FDA warns P&G over marketing of a Vicks soap

By Guy Montague-Jones

- Last updated on GMT

Related tags: Fda, Marketing, Procter & gamble

Procter and Gamble today came into conflict with the FDA over what
the agency called the "unlawful" marketing and labeling of a
Vicks branded soap, which the company claims fights germs for
up to three hours after application.

P&G intends to challenge the FDA over the reprimand, which follows a number of similar cases in the food and cosmetics industries where regulators have taken action against companies over unjustified health claims. In a warning letter sent to the personal care giant, the FDA said that Vicks Early Defense Foaming Hand Sanitizer is an unapproved new drug under the Federal Food, Drug, and Cosmetic Act. In the letter, district director Carol Heppe said the FDA is not aware of any evidence that demonstrates the safety of the product or its effectiveness at fighting germs and keeping colds at bay.

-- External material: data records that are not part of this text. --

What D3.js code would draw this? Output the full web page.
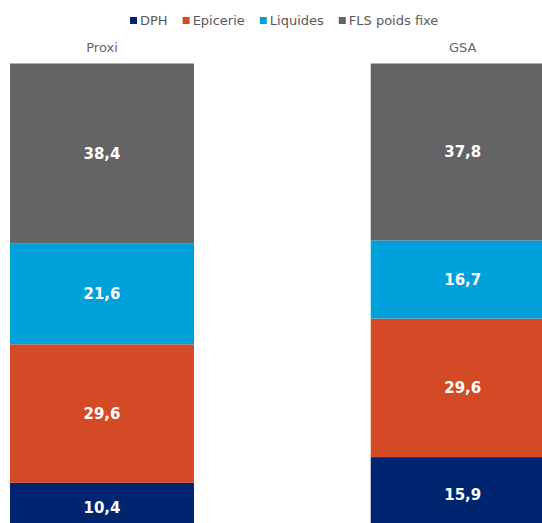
<!DOCTYPE html>
<html>
<head>
<meta charset="utf-8">
<script src="https://cdn.jsdelivr.net/npm/d3@7"></script>
<style>
  html, body { margin: 0; padding: 0; background: #ffffff; }
  svg { display: block; }
</style>
</head>
<body>
<svg id="chart" width="542" height="523"></svg>
<script>
// Store formats, bottom-to-top stacking order
const categories = ["Proxi", "GSA"];
const seriesNames = ["DPH", "Epicerie", "Liquides", "FLS poids fixe"];
const dphValues = [10.4, 15.9];
const epicerieValues = [29.6, 29.6];
const liquidesValues = [21.6, 16.7];
const flsValues = [38.4, 37.8];
const seriesColors = ["#002570", "#d44a27", "#00a0db", "#636466"];

const rows = categories.map((c, i) => ({
  category: c,
  "DPH": dphValues[i],
  "Epicerie": epicerieValues[i],
  "Liquides": liquidesValues[i],
  "FLS poids fixe": flsValues[i]
}));

const svg = d3.select("#chart");

const x = d3.scaleBand()
  .domain(categories)
  .range([10, 554.7])
  .paddingInner(0.49)
  .paddingOuter(0);

const y = d3.scaleLinear()
  .domain([0, 100])
  .range([531.5, 63.5]);

const color = d3.scaleOrdinal().domain(seriesNames).range(seriesColors);

const stacked = d3.stack().keys(seriesNames)(rows);

const fr = d3.formatLocale({ decimal: ",", thousands: " ", grouping: [3], currency: ["", " €"] });
const fmt = fr.format(".1f");

// Stacked segments
const layers = svg.append("g").selectAll("g")
  .data(stacked)
  .join("g")
  .attr("fill", d => color(d.key));

layers.selectAll("rect")
  .data(d => d)
  .join("rect")
  .attr("x", d => x(d.data.category))
  .attr("width", x.bandwidth())
  .attr("y", d => y(d[1]))
  .attr("height", d => y(d[0]) - y(d[1]));

// Value labels inside each segment
const labels = svg.append("g")
  .attr("font-family", "'DejaVu Sans', Verdana, sans-serif")
  .attr("font-weight", "bold")
  .attr("font-size", 15)
  .attr("fill", "#ffffff")
  .attr("text-anchor", "middle");

stacked.forEach(layer => {
  labels.selectAll(null)
    .data(layer)
    .join("text")
    .attr("x", d => x(d.data.category) + x.bandwidth() / 2)
    .attr("y", d => (y(d[0]) + y(d[1])) / 2)
    .attr("dy", "0.36em")
    .text(d => fmt(d[1] - d[0]));
});

// Category names above the bars
const xAxis = d3.axisTop(x).tickSize(0).tickPadding(0);
const axisG = svg.append("g")
  .attr("transform", "translate(0,52)")
  .call(xAxis);
axisG.select(".domain").remove();
axisG.selectAll("text")
  .attr("font-family", "'DejaVu Sans', Verdana, sans-serif")
  .attr("font-size", 13)
  .attr("fill", "#666666")
  .attr("dy", 0);

// Legend
const legend = svg.append("g")
  .attr("transform", "translate(130,0)")
  .attr("font-family", "'DejaVu Sans', Verdana, sans-serif")
  .attr("font-size", 13)
  .attr("fill", "#595959");

let lx = 0;
seriesNames.forEach(name => {
  const item = legend.append("g").attr("transform", `translate(${lx},0)`);
  item.append("rect")
    .attr("x", 0)
    .attr("y", 17)
    .attr("width", 7)
    .attr("height", 7)
    .attr("fill", color(name));
  const t = item.append("text")
    .attr("x", 10)
    .attr("y", 25)
    .text(name);
  lx += 10 + t.node().getComputedTextLength() + 15;
});
</script>
</body>
</html>
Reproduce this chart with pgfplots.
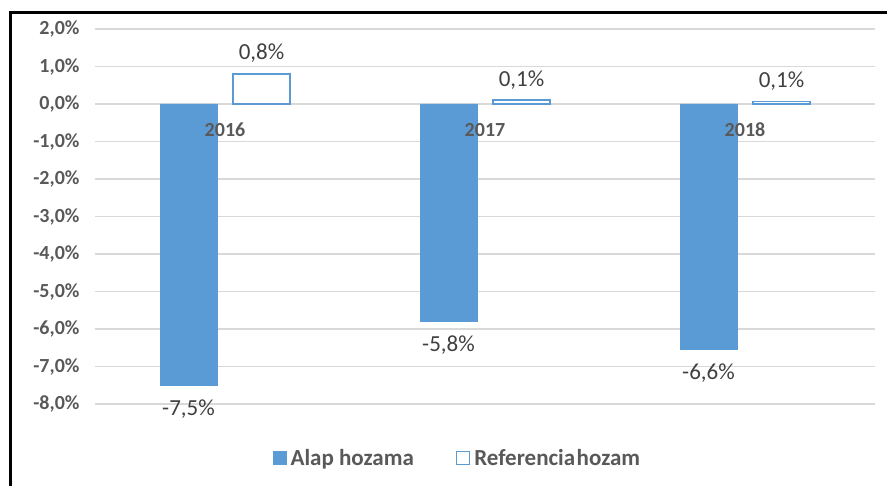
\documentclass[border=0pt]{standalone}
\usepackage{fontspec}
\setmainfont{Carlito}
\usepackage{pgfplots}
\pgfplotsset{compat=1.18}
\definecolor{barblue}{HTML}{5B9BD5}
\definecolor{txtgray}{HTML}{595959}
\definecolor{lblgray}{HTML}{404040}
\definecolor{gridgray}{HTML}{D9D9D9}

\begin{document}
\begin{tikzpicture}
\useasboundingbox (0bp,0bp) rectangle (887bp,486bp);
\draw[line width=3bp] (10bp,0bp) -- (10bp,473bp) -- (887bp,473bp);
\begin{axis}[
    at={(95bp,82bp)}, anchor=south west,
    scale only axis, width=780bp, height=375bp,
    ymin=-8, ymax=2, ytick={-8,-7,...,2},
    xmin=-0.5, xmax=2.5, xtick=\empty,
    ybar=16bp, bar width=57bp,
    axis line style={draw=none}, tick style={draw=none},
    ymajorgrids, grid style={gridgray, line width=1.5bp},
    yticklabel={\pgfmathprintnumber[fixed,fixed zerofill,precision=1,use comma,assume math mode=true]{\tick}\%},
    yticklabel style={font=\fontsize{20bp}{24bp}\selectfont\bfseries, text=txtgray, xshift=-12bp},
    point meta=explicit symbolic,
    nodes near coords,
    every node near coord/.append style={font=\fontsize{23bp}{27bp}\selectfont, text=lblgray},
    legend columns=2,
    legend style={at={(0.465,-0.144)}, anchor=center, draw=none,
        font=\fontsize{23bp}{27bp}\selectfont\bfseries, text=txtgray,
        /tikz/every odd column/.append style={column sep=2bp},
        /tikz/every even column/.append style={column sep=40bp}},
    legend image code/.code={\draw[#1] (0bp,-6.5bp) rectangle (13bp,6.5bp);},
]
% Alap hozama
\addplot[fill=barblue, draw=barblue,
    every node near coord/.append style={anchor=north, yshift=-11bp}] coordinates {
    (0,-7.5) [-7,5\%] (1,-5.8) [-5,8\%] (2,-6.55) [-6,6\%]
};
% Referenciahozam
\addplot[fill=white, draw=barblue, line width=1.5bp,
    every node near coord/.append style={anchor=south, yshift=7bp}] coordinates {
    (0,0.8) [0,8\%] (1,0.1) [0,1\%] (2,0.06) [0,1\%]
};
\legend{Alap hozama, Referencia\kern1.5bp hozam}
% category names, set over the bars just under the zero line
\foreach \i/\yr in {0/2016,1/2017,2/2018}{
    \edef\tmp{\noexpand\node[font=\noexpand\fontsize{20bp}{24bp}\noexpand\selectfont\noexpand\bfseries, text=txtgray, yshift=-26bp] at (axis cs:\i,0) {\yr};}
    \tmp
}
\end{axis}
\end{tikzpicture}
\end{document}
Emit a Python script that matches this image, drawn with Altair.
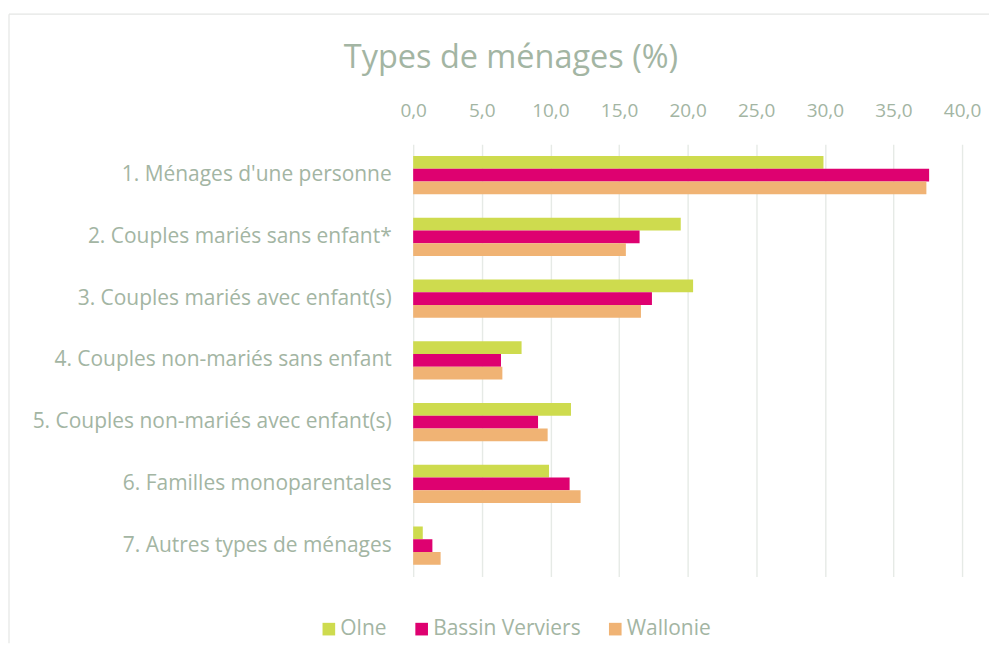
import altair as alt
import pandas as pd

categories = [
    "1. Ménages d'une personne",
    "2. Couples mariés sans enfant*",
    "3. Couples mariés avec enfant(s)",
    "4. Couples non-mariés sans enfant",
    "5. Couples non-mariés avec enfant(s)",
    "6. Familles monoparentales",
    "7. Autres types de ménages",
]
series = ["Olne", "Bassin Verviers", "Wallonie"]
olne = [29.9, 19.5, 20.4, 7.9, 11.5, 9.9, 0.7]
bassin = [37.6, 16.5, 17.4, 6.4, 9.1, 11.4, 1.4]
wallonie = [37.4, 15.5, 16.6, 6.5, 9.8, 12.2, 2.0]
colors = ["#CEDB4E", "#DE0170", "#F0B374"]
x_ticks = [0, 5, 10, 15, 20, 25, 30, 35, 40]
title_text = ["Types de ménages (%)"]

rows = []
for s, vals in zip(series, [olne, bassin, wallonie]):
    for c, v in zip(categories, vals):
        rows.append({"Type": c, "Zone": s, "Valeur": v})
df = pd.DataFrame(rows)

TEXT = "#A3B5A3"
FONT = "Open Sans"

bars = alt.Chart(df).mark_bar().encode(
    y=alt.Y(
        "Type:N",
        sort=categories,
        scale=alt.Scale(paddingInner=0.38, paddingOuter=0.19),
        axis=alt.Axis(
            title=None, ticks=False, domain=False, labelPadding=22,
            labelFontSize=21, labelColor=TEXT, labelFont=FONT, labelLimit=420,
        ),
    ),
    yOffset=alt.YOffset("Zone:N", sort=series, scale=alt.Scale(domain=series)),
    x=alt.X(
        "Valeur:Q",
        scale=alt.Scale(domain=[0, 40], nice=False),
        axis=alt.Axis(
            orient="top", title=None, values=x_ticks, ticks=False, domain=False,
            labelExpr="replace(format(datum.value, '.1f'), '.', ',')",
            labelFontSize=19, labelColor=TEXT, labelFont=FONT, labelPadding=24,
            labelFlush=False, labelOverlap=False,
            grid=True, gridColor="#E6EAE6", gridWidth=1.4,
        ),
    ),
    color=alt.Color(
        "Zone:N",
        sort=series,
        scale=alt.Scale(domain=series, range=colors),
        legend=alt.Legend(
            title=None, orient="none", direction="horizontal",
            legendX=-95, legendY=475, symbolType="square", symbolSize=160,
            symbolStrokeWidth=0, labelFontSize=21, labelColor=TEXT, labelFont=FONT,
            labelOffset=1, columnPadding=24,
        ),
    ),
)

frame_df = pd.DataFrame({"a": [0]})
top_rule = alt.Chart(frame_df).mark_rule(color="#E4E6E4", strokeWidth=1.2).encode(
    x=alt.value(-405), x2=alt.value(577), y=alt.value(-130.5)
)
left_rule = alt.Chart(frame_df).mark_rule(color="#E4E6E4", strokeWidth=1.2).encode(
    x=alt.value(-405), y=alt.value(-130.5), y2=alt.value(500)
)
title = alt.Chart(pd.DataFrame({"t": title_text})).mark_text(
    font=FONT, fontSize=32.5, color=TEXT, align="center", baseline="alphabetic"
).encode(text="t:N", x=alt.value(98), y=alt.value(-77))

chart = alt.layer(top_rule, left_rule, title, bars).properties(
    width=550,
    height=433,
    padding={"left": 0, "top": 4, "right": 0, "bottom": 0},
    background="white",
).configure_view(stroke=None)

chart.save("out.html", embed_options={"renderer": "svg", "actions": False})
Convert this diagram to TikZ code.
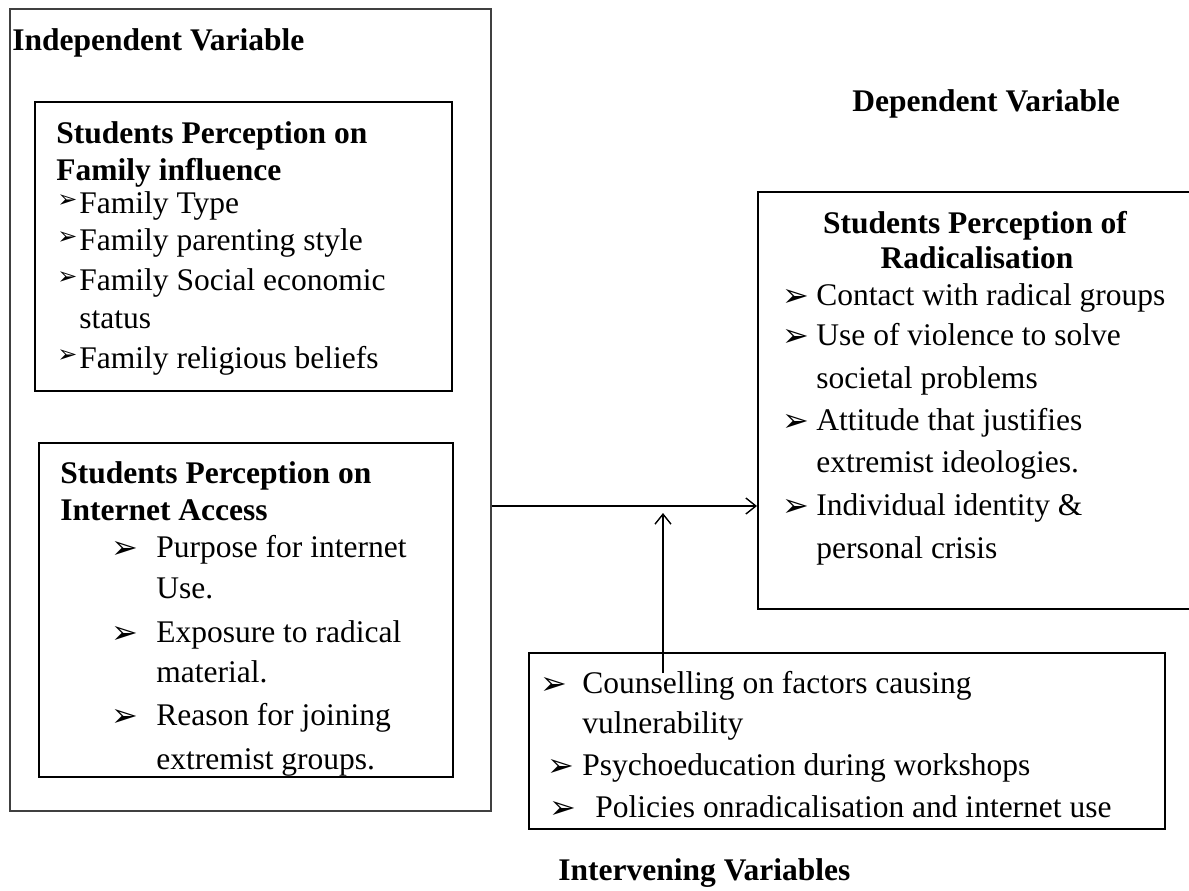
\documentclass[tikz,border=0pt]{standalone}
\usepackage{fontspec}
\setmainfont{Liberation Serif}
\newfontfamily\dingfont{DejaVu Sans}
\usetikzlibrary{positioning, arrows.meta, fit}

\newcommand{\bul}{\raisebox{-0.5pt}{\fontsize{16}{16}\selectfont\dingfont ➢}}
\newcommand{\sbul}{\raisebox{3pt}{\fontsize{12}{12}\selectfont\dingfont ➢}}

\begin{document}
\begin{tikzpicture}[x=0.5pt, y=-0.5pt,
    txt/.style={inner sep=0pt, anchor=base west, font=\fontsize{15.75}{21}\selectfont},
    hd/.style={txt, font=\fontsize{15.75}{21}\selectfont\bfseries},
    frame/.style={draw, line width=1pt, inner sep=0pt},
    outerframe/.style={draw=black!75, line width=0.6pt, inner sep=0pt},
    arr/.style={line width=0.7pt, -{Straight Barb[length=5pt, width=8pt]}}]
    \useasboundingbox (0,0) rectangle (1189,890);
    \clip (0,0) rectangle (1189,890);

    % boxes
    \node[outerframe, fit={(10,9) (491,811)}] (indep) {};
    \node[frame, fit={(35,102) (452,391)}] (family) {};
    \node[frame, fit={(39,443) (453,777)}] (internet) {};
    \node[frame, fit={(758,192) (1196,609)}] (dep) {};
    \node[frame, fit={(529,653) (1165,829)}] (interv) {};

    % titles
    \node[hd] (indeptitle) at (12,50) {Independent Variable};
    \node[hd] (deptitle) at (852,111) {Dependent Variable};
    \node[hd] (intervtitle) at (558,880) {Intervening Variables};

    % family influence
    \node[hd] (fam1) at (56,143) {Students Perception on};
    \node[hd] (fam2) at (56,180) {Family influence};
    \foreach \y/\t [count=\i] in {213/{\makebox[11pt][l]{\sbul}Family Type},
        250/{\makebox[11pt][l]{\sbul}Family parenting style},
        290/{\makebox[11pt][l]{\sbul}Family Social economic},
        328/{\hspace*{11pt}status},
        368/{\makebox[11pt][l]{\sbul}Family religious beliefs}}
    {
    \node[txt] (famitem\i) at (57,\y) {\t};
    }

    % internet access
    \node[hd] (net1) at (60,483) {Students Perception on};
    \node[hd] (net2) at (60,520) {Internet Access};
    \foreach \y/\t [count=\i] in {557/{\makebox[22.5pt][l]{\bul}Purpose for internet},
        598/{\hspace*{22.5pt}Use.},
        642/{\makebox[22.5pt][l]{\bul}Exposure to radical},
        682/{\hspace*{22.5pt}material.},
        725/{\makebox[22.5pt][l]{\bul}Reason for joining},
        769/{\hspace*{22.5pt}extremist groups.}}
    {
    \node[txt] (netitem\i) at (111,\y) {\t};
    }

    % radicalisation
    \node[hd, anchor=base] (rad1) at (975,233) {Students Perception of};
    \node[hd, anchor=base] (rad2) at (977,268) {Radicalisation};
    \foreach \y/\t [count=\i] in {305/{\makebox[17pt][l]{\bul}Contact with radical groups},
        345/{\makebox[17pt][l]{\bul}Use of violence to solve},
        388/{\hspace*{17pt}societal problems},
        430/{\makebox[17pt][l]{\bul}Attitude that justifies},
        472/{\hspace*{17pt}extremist ideologies.},
        515/{\makebox[17pt][l]{\bul}Individual identity \&},
        558/{\hspace*{17pt}personal crisis}}
    {
    \node[txt] (raditem\i) at (782,\y) {\t};
    }

    % intervening
    \node[txt] (intitem1) at (540,693) {\makebox[21pt][l]{\bul}Counselling on factors causing};
    \node[txt] (intitem2) at (582,733) {vulnerability};
    \node[txt] (intitem3) at (547,775) {\makebox[17.5pt][l]{\bul}Psychoeducation during workshops};
    \node[txt] (intitem4) at (549,817) {\makebox[23pt][l]{\bul}Policies onradicalisation and internet use};

    % connectors
    \coordinate (hy) at (0,506);
    \draw[arr] (indep.east |- hy) -- (dep.west |- hy);
    \coordinate (vsrc) at (663,673);
    \coordinate (vtip) at (663,513);
    \draw[arr] (vsrc) -- (vtip);
\end{tikzpicture}
\end{document}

Furthermore, the agency explained that Early Defense should instruct users to rinse their hands with water after washing because it contains the chemical tricolosan. As the directions for use do not instruct the user to rinse, the FDA considers the product to be unlawfully marketed, she stated. Defending Vicks Early Defense, David Bernens from P&G told CosmeticsDesign.com: "We agree with the FDA that this not a question of safety. When it comes to the product monograph P&G believe that we are within the regulations and we will work with the FDA to clear up any misunderstanding."​The FDA is particularly anxious about these violations in light of the fact that Early Defense appears to be aimed at school children. "FDA is concerned with the marketing of this over-the-counter drug for use by school children and others,"​ said FDA spokesperson Steven Galson. On the Vick's website parents are invited to take the 'germ-defense zone pledge' and enter their child's school into a prize draw to win a 'germ-fighting fest', which features food goodies and Early Defense product samples. Bernens said: "Theproduct is for anyone - it is not specifically marketed at children."​ The spokesman added that the website only features the 'germ-defense zone pledge' to coincide with the start of the school year. The FDA stated in its warning letter that failure to promptly correct the violations may result in legal action without further warning.